*WORK TO DO*.
Pictures in the data below are not part of the copy; transcribe everything else exactly.

*COLLECTED DATA*.
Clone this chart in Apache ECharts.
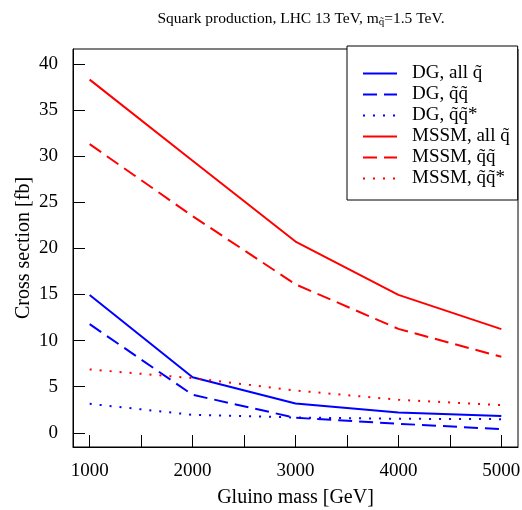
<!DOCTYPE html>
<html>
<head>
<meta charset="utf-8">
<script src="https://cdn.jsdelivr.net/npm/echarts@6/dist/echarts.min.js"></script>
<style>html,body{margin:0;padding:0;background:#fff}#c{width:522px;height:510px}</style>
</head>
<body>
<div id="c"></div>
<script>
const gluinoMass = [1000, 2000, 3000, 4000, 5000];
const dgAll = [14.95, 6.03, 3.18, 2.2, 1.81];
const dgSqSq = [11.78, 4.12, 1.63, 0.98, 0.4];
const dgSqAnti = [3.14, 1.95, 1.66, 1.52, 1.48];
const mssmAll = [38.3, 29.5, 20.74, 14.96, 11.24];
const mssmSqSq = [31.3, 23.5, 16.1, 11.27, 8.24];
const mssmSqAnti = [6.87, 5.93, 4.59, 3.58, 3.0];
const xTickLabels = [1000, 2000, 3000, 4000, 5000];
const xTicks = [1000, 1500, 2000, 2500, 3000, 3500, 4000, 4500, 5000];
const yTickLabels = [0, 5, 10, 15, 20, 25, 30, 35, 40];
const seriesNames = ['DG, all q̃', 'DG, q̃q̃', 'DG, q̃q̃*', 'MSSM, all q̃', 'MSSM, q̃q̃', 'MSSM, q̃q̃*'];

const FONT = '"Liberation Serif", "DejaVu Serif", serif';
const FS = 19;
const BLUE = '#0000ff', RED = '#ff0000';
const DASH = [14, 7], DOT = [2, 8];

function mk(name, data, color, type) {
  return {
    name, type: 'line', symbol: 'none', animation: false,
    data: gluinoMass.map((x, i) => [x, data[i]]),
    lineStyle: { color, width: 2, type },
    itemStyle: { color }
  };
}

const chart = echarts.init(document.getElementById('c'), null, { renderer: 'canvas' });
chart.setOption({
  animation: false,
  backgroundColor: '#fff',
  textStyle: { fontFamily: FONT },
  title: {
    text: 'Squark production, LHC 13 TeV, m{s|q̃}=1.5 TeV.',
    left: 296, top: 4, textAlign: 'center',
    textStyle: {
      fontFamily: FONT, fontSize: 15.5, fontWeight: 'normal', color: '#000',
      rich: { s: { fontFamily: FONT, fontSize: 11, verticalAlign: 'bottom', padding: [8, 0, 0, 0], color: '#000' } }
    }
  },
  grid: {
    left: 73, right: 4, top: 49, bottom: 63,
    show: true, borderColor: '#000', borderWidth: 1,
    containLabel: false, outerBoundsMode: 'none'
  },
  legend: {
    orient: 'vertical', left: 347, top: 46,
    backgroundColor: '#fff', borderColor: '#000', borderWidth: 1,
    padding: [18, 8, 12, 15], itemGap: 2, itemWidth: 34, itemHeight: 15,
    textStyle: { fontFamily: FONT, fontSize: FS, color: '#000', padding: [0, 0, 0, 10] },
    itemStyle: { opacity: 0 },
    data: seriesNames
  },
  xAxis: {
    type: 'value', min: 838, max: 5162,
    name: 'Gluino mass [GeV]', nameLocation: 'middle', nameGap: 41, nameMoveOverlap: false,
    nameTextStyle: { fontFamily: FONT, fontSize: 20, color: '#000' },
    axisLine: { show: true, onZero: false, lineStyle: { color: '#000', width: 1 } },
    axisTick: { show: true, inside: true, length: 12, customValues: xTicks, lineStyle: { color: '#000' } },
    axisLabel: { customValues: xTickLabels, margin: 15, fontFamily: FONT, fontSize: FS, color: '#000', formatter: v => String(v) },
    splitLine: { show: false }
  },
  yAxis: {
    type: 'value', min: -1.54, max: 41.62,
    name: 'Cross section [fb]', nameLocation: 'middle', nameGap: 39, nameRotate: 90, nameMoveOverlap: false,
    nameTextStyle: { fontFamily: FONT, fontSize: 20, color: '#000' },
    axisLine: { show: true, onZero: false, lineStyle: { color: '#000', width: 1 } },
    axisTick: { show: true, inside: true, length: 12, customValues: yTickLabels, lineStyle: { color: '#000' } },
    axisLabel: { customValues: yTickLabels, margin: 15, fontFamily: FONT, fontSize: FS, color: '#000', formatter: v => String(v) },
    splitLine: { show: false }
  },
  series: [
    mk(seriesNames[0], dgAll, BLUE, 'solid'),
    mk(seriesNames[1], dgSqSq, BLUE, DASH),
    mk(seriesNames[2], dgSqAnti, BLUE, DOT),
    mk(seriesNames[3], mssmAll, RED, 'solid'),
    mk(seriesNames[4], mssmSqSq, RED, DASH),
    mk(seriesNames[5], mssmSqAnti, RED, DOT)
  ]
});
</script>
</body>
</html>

*EXPECTED OUTPUT*.
Clone this chart in Apache ECharts.
<!DOCTYPE html>
<html>
<head>
<meta charset="utf-8">
<script src="https://cdn.jsdelivr.net/npm/echarts@6/dist/echarts.min.js"></script>
<style>html,body{margin:0;padding:0;background:#fff}#c{width:522px;height:510px}</style>
</head>
<body>
<div id="c"></div>
<script>
const gluinoMass = [1000, 2000, 3000, 4000, 5000];
const dgAll = [14.95, 6.03, 3.18, 2.2, 1.81];
const dgSqSq = [11.78, 4.12, 1.63, 0.98, 0.4];
const dgSqAnti = [3.14, 1.95, 1.66, 1.52, 1.48];
const mssmAll = [38.3, 29.5, 20.74, 14.96, 11.24];
const mssmSqSq = [31.3, 23.5, 16.1, 11.27, 8.24];
const mssmSqAnti = [6.87, 5.93, 4.59, 3.58, 3.0];
const xTickLabels = [1000, 2000, 3000, 4000, 5000];
const xTicks = [1000, 1500, 2000, 2500, 3000, 3500, 4000, 4500, 5000];
const yTickLabels = [0, 5, 10, 15, 20, 25, 30, 35, 40];
const seriesNames = ['DG, all q̃', 'DG, q̃q̃', 'DG, q̃q̃*', 'MSSM, all q̃', 'MSSM, q̃q̃', 'MSSM, q̃q̃*'];

const FONT = '"Liberation Serif", "DejaVu Serif", serif';
const FS = 19;
const BLUE = '#0000ff', RED = '#ff0000';
const DASH = [14, 7], DOT = [2, 8];

function mk(name, data, color, type) {
  return {
    name, type: 'line', symbol: 'none', animation: false,
    data: gluinoMass.map((x, i) => [x, data[i]]),
    lineStyle: { color, width: 2, type },
    itemStyle: { color }
  };
}

const chart = echarts.init(document.getElementById('c'), null, { renderer: 'canvas' });
chart.setOption({
  animation: false,
  backgroundColor: '#fff',
  textStyle: { fontFamily: FONT },
  title: {
    text: 'Squark production, LHC 13 TeV, m{s|q̃}=1.5 TeV.',
    left: 296, top: 4, textAlign: 'center',
    textStyle: {
      fontFamily: FONT, fontSize: 15.5, fontWeight: 'normal', color: '#000',
      rich: { s: { fontFamily: FONT, fontSize: 11, verticalAlign: 'bottom', padding: [8, 0, 0, 0], color: '#000' } }
    }
  },
  grid: {
    left: 73, right: 4, top: 49, bottom: 63,
    show: true, borderColor: '#000', borderWidth: 1,
    containLabel: false, outerBoundsMode: 'none'
  },
  legend: {
    orient: 'vertical', left: 347, top: 46,
    backgroundColor: '#fff', borderColor: '#000', borderWidth: 1,
    padding: [18, 8, 12, 15], itemGap: 2, itemWidth: 34, itemHeight: 15,
    textStyle: { fontFamily: FONT, fontSize: FS, color: '#000', padding: [0, 0, 0, 10] },
    itemStyle: { opacity: 0 },
    data: seriesNames
  },
  xAxis: {
    type: 'value', min: 838, max: 5162,
    name: 'Gluino mass [GeV]', nameLocation: 'middle', nameGap: 41, nameMoveOverlap: false,
    nameTextStyle: { fontFamily: FONT, fontSize: 20, color: '#000' },
    axisLine: { show: true, onZero: false, lineStyle: { color: '#000', width: 1 } },
    axisTick: { show: true, inside: true, length: 12, customValues: xTicks, lineStyle: { color: '#000' } },
    axisLabel: { customValues: xTickLabels, margin: 15, fontFamily: FONT, fontSize: FS, color: '#000', formatter: v => String(v) },
    splitLine: { show: false }
  },
  yAxis: {
    type: 'value', min: -1.54, max: 41.62,
    name: 'Cross section [fb]', nameLocation: 'middle', nameGap: 39, nameRotate: 90, nameMoveOverlap: false,
    nameTextStyle: { fontFamily: FONT, fontSize: 20, color: '#000' },
    axisLine: { show: true, onZero: false, lineStyle: { color: '#000', width: 1 } },
    axisTick: { show: true, inside: true, length: 12, customValues: yTickLabels, lineStyle: { color: '#000' } },
    axisLabel: { customValues: yTickLabels, margin: 15, fontFamily: FONT, fontSize: FS, color: '#000', formatter: v => String(v) },
    splitLine: { show: false }
  },
  series: [
    mk(seriesNames[0], dgAll, BLUE, 'solid'),
    mk(seriesNames[1], dgSqSq, BLUE, DASH),
    mk(seriesNames[2], dgSqAnti, BLUE, DOT),
    mk(seriesNames[3], mssmAll, RED, 'solid'),
    mk(seriesNames[4], mssmSqSq, RED, DASH),
    mk(seriesNames[5], mssmSqAnti, RED, DOT)
  ]
});
</script>
</body>
</html>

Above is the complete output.